§ **Exercise description**
Once the pictures are set aside, transcribe the remaining data exactly.
— Begin Recorded information —
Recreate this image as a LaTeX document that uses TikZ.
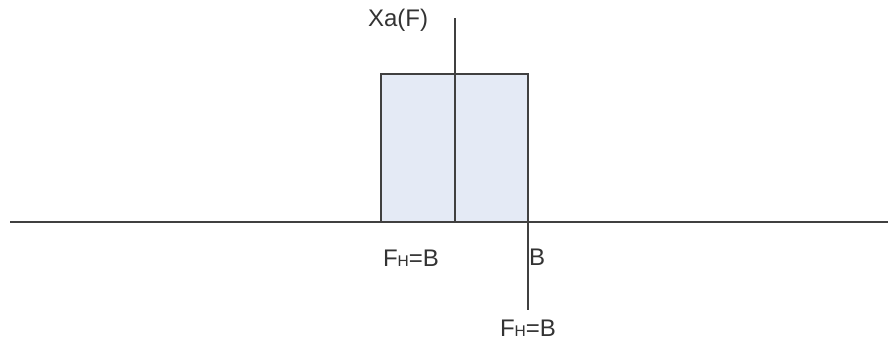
\documentclass[tikz,border=0pt]{standalone}
\usepackage{fontspec}
\setmainfont{Liberation Sans}
\newcommand{\smallH}{{\fontsize{15.5}{15.5}\selectfont H}}
\begin{document}
\begin{tikzpicture}[x=1pt,y=-1pt,
  ln/.style={draw=black!75,line width=1.4pt},
  lbl/.style={font=\fontsize{24}{24}\selectfont,text=black!80,inner sep=0pt}]
\useasboundingbox (0,0) rectangle (888,343);
\node[draw=black!75,line width=1.4pt,fill={rgb,255:red,228;green,234;blue,245},minimum width=147pt,minimum height=148pt,inner sep=0pt] (box) at (454.5,148) {};
\coordinate (hl) at (10,222);
\coordinate (hr) at (888,222);
\coordinate (vt) at (455,18);
\coordinate (vb) at (455,222);
\coordinate (bt) at (528,222);
\coordinate (bb) at (528,310);
\draw[ln] (hl) -- (hr);
\draw[ln] (vt) -- (vb);
\draw[ln] (bt) -- (bb);
\node[lbl] (xa) at (398,20) {Xa(F)};
\node[lbl] (f1) at (411,258) {F\smallH=B};
\node[lbl,anchor=west] (b) at (529,257) {B};
\node[lbl] (f2) at (528,328) {F\smallH=B};
\end{tikzpicture}
\end{document}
— End Recorded information —
§ **Task result**
Recreate this image as a LaTeX document that uses TikZ.
\documentclass[tikz,border=0pt]{standalone}
\usepackage{fontspec}
\setmainfont{Liberation Sans}
\newcommand{\smallH}{{\fontsize{15.5}{15.5}\selectfont H}}
\begin{document}
\begin{tikzpicture}[x=1pt,y=-1pt,
  ln/.style={draw=black!75,line width=1.4pt},
  lbl/.style={font=\fontsize{24}{24}\selectfont,text=black!80,inner sep=0pt}]
\useasboundingbox (0,0) rectangle (888,343);
\node[draw=black!75,line width=1.4pt,fill={rgb,255:red,228;green,234;blue,245},minimum width=147pt,minimum height=148pt,inner sep=0pt] (box) at (454.5,148) {};
\coordinate (hl) at (10,222);
\coordinate (hr) at (888,222);
\coordinate (vt) at (455,18);
\coordinate (vb) at (455,222);
\coordinate (bt) at (528,222);
\coordinate (bb) at (528,310);
\draw[ln] (hl) -- (hr);
\draw[ln] (vt) -- (vb);
\draw[ln] (bt) -- (bb);
\node[lbl] (xa) at (398,20) {Xa(F)};
\node[lbl] (f1) at (411,258) {F\smallH=B};
\node[lbl,anchor=west] (b) at (529,257) {B};
\node[lbl] (f2) at (528,328) {F\smallH=B};
\end{tikzpicture}
\end{document}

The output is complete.